Economy, which incentives?

Editorial

Economy, which incentives?

by Alberto Ferrucci
published in Città Nuova N. 11/2009

The whole world is indignant for the incredible bonuses poured upon 70 executives so that they would not abandon the AIG insurance agency, in which they had to put in tens of millions of taxpayer dollars to avoid failure.

Even if chasing them away would be a just recompense, it´s logical that who has valid executives tries to keep them and who doesn´t have them tries to attract them: but with which incentives? In recent years, stock options are fashionable as are business shares offered at reduced prices, a much greater incentive when, with many profits, one is able to increase their value on the stock market.

Profit immediately awards who speculates, but often compromises the future of the business, that instead is insured through research and investments to consolidate jobs and improve environment, to the advantage of who in the business has invested consistently.   How then can you attract good managers, avoiding incentive systems that end up favoring not the most useful people of the business, but the most greedy, and perhaps even causing the others to become so?

If the intuition of who decides which financial risks to take makes a difference, a productive business flourishes when everyone´s objectives and creativity merge, when you obtain the esteem and the support of both who cooperates with this person and of the inhabitants of the territory in which the business operates. Why not think that all of these people should draw from the profit of its higher efficiency?

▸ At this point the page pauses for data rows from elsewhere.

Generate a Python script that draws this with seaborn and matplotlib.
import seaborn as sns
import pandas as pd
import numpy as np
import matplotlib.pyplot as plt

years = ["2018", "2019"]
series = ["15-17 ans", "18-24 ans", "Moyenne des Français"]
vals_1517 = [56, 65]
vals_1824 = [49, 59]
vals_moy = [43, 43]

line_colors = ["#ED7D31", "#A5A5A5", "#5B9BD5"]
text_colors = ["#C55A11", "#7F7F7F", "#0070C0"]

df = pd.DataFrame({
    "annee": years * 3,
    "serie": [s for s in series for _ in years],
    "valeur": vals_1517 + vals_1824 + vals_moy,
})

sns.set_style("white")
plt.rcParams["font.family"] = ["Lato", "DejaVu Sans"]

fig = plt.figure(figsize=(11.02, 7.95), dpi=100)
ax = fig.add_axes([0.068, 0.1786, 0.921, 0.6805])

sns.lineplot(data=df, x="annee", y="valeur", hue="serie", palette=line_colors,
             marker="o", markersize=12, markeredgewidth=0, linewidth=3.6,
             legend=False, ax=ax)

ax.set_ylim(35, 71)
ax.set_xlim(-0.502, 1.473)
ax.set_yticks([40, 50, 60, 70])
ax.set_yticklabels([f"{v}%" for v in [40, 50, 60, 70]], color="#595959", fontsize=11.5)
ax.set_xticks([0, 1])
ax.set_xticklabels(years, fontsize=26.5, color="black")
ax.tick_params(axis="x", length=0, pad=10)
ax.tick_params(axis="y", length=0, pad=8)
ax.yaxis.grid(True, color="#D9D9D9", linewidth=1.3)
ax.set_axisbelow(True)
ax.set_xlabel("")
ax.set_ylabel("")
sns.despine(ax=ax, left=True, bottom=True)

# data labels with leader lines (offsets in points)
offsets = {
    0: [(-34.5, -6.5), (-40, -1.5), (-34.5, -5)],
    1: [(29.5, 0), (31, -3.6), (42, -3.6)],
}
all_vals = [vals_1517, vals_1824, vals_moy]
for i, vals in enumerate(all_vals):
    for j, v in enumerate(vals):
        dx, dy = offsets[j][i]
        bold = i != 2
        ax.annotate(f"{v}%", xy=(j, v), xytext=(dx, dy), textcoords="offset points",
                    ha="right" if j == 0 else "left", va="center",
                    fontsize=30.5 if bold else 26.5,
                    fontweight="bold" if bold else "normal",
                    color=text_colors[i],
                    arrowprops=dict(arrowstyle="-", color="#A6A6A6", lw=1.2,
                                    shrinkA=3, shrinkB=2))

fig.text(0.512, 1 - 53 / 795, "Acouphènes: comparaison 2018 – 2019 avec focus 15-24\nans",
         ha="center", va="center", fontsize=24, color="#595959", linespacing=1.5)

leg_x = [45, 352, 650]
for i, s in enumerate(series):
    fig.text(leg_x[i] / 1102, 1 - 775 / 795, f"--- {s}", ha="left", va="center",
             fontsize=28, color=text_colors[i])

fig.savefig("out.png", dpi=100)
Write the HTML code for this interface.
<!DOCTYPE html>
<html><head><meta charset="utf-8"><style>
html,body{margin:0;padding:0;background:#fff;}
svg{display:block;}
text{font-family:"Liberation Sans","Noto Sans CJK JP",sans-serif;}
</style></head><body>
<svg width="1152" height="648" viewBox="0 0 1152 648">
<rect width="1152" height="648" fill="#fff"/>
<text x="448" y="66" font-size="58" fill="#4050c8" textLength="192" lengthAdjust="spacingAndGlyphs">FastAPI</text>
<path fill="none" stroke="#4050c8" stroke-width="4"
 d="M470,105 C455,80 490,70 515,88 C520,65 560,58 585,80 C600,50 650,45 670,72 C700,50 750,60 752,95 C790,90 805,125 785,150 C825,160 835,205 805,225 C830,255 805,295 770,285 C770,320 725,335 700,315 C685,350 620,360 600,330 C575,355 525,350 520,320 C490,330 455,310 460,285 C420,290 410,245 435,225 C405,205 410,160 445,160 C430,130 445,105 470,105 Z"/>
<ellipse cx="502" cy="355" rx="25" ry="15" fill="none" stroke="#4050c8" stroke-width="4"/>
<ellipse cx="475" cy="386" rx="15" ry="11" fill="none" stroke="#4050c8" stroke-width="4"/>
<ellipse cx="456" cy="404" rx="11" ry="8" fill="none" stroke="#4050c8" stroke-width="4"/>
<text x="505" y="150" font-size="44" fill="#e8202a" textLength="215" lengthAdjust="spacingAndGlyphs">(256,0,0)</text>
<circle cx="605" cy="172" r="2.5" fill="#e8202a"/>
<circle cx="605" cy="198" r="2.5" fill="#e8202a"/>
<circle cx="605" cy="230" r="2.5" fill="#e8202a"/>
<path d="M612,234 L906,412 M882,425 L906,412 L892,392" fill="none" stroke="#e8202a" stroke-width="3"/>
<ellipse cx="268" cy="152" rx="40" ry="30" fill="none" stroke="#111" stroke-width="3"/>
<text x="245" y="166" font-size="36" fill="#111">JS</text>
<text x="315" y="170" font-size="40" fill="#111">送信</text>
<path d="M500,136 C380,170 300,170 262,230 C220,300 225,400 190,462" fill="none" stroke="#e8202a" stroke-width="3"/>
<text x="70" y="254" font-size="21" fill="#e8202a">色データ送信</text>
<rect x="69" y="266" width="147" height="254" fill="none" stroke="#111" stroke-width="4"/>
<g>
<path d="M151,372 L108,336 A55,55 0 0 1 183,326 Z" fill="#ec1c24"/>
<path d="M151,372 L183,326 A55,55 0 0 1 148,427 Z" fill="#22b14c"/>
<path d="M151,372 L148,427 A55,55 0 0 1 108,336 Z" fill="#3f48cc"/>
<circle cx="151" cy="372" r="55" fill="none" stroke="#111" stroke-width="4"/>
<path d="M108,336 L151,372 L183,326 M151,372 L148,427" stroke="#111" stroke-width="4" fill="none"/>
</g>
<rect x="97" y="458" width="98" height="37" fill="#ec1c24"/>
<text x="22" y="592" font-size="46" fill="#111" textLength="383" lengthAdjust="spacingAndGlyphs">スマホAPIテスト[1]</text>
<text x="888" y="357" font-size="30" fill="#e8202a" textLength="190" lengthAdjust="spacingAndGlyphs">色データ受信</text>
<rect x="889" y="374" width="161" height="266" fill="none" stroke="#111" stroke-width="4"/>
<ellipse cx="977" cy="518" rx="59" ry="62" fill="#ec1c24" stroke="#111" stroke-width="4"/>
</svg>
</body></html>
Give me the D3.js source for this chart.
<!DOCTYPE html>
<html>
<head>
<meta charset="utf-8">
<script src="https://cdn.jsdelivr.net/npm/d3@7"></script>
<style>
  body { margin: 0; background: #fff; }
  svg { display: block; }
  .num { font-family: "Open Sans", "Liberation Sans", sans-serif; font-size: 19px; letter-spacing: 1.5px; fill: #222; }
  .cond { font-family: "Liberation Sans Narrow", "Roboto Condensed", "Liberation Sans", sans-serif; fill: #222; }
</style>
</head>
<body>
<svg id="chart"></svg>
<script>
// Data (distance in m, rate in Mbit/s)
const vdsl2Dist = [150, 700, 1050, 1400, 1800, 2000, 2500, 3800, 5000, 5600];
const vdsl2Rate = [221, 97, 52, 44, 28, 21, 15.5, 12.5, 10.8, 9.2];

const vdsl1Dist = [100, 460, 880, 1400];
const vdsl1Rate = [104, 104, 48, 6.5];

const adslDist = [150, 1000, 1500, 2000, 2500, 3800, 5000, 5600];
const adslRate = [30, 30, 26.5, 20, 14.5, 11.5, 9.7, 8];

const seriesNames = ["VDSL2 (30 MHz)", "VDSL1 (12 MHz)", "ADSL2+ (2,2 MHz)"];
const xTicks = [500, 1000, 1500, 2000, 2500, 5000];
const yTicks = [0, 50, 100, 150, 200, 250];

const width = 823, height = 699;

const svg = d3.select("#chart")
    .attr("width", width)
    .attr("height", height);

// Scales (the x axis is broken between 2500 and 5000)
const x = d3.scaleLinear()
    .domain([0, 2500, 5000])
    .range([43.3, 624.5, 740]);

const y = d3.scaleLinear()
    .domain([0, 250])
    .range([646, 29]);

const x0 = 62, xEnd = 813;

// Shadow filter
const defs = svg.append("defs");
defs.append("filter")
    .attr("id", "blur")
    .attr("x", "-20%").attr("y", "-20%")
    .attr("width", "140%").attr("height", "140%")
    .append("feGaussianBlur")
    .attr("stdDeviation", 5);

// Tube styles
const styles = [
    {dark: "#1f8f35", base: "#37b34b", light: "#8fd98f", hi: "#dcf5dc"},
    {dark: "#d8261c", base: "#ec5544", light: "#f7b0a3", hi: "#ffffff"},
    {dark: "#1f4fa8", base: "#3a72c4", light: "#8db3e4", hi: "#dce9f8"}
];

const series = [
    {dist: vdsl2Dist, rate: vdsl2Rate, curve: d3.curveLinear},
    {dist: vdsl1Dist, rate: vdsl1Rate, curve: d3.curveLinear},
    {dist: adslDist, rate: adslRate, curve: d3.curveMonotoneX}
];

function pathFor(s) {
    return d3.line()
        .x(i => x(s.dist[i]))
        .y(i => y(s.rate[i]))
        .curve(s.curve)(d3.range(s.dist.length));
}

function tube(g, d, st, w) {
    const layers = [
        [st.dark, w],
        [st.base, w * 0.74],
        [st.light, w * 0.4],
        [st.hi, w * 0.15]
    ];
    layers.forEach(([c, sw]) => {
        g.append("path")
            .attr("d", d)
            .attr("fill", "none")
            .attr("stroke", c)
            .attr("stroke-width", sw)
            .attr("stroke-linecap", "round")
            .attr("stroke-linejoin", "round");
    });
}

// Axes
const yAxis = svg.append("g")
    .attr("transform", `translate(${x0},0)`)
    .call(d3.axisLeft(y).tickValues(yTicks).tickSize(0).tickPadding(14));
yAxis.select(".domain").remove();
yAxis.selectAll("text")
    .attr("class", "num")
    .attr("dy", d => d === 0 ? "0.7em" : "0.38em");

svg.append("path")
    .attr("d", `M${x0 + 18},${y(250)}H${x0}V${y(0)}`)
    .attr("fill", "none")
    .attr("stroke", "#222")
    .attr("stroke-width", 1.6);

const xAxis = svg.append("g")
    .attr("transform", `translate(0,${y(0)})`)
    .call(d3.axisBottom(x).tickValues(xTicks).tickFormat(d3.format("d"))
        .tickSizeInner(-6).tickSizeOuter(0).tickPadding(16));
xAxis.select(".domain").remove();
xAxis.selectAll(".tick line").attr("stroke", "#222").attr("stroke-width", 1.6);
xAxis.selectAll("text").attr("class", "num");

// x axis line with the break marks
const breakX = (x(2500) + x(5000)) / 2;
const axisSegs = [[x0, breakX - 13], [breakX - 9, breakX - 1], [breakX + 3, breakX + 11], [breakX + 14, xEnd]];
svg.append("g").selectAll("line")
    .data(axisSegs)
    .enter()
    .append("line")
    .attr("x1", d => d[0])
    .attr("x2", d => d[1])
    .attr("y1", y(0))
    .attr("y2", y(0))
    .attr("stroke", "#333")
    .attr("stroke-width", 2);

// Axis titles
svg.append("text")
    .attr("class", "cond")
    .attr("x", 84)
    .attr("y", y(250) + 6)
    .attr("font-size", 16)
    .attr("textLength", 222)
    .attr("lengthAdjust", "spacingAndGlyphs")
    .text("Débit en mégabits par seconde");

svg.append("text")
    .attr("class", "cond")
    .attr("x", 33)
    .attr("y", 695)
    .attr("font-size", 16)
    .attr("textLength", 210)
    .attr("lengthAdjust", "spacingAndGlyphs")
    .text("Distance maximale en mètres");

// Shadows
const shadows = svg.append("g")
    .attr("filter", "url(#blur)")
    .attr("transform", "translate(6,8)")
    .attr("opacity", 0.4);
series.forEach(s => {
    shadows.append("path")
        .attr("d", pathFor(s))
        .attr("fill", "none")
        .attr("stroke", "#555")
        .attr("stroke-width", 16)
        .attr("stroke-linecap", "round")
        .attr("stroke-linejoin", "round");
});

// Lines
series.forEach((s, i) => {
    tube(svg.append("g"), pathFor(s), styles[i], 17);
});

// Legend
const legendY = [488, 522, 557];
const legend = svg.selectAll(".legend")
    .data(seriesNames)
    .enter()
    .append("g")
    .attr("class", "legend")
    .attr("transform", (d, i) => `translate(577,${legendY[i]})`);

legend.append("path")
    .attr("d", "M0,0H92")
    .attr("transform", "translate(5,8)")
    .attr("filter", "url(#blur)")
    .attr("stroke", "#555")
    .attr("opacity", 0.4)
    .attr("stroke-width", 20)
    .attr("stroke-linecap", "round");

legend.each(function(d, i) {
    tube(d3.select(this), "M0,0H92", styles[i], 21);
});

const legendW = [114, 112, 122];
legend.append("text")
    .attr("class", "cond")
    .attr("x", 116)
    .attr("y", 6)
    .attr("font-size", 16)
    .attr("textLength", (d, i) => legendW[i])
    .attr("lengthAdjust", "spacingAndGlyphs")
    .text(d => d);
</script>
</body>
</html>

And so, on the intuition of the Economy of Communion, why not facilitate with more relevant fiscal incentive exemptions, correlated to business profits, to use according to the decisions of executives and staff, in small part for their families and by large – a moral incentive – also for environmental investments that fortify the business, and for social works in the territory in which it is inserted.

Stable shareholders would see the businesses earning-power increase and would stimulate the growth of job opportunities, that which makes the business a true social good.  Those able to orient the helm of the business to bring about more profits would in this way be less rich, but would be more admired and loved, as we remember the figure of Adriano Olivetti.

The human being by nature searches for the love of another or at least a glance.  The clock, the machine, the mansion, the prestigious yacht, all serve to attract this glance, one that is however more often full of jealousy than of admiration.  Wouldn´t it be more satisfying, instead of being envied, to be esteemed?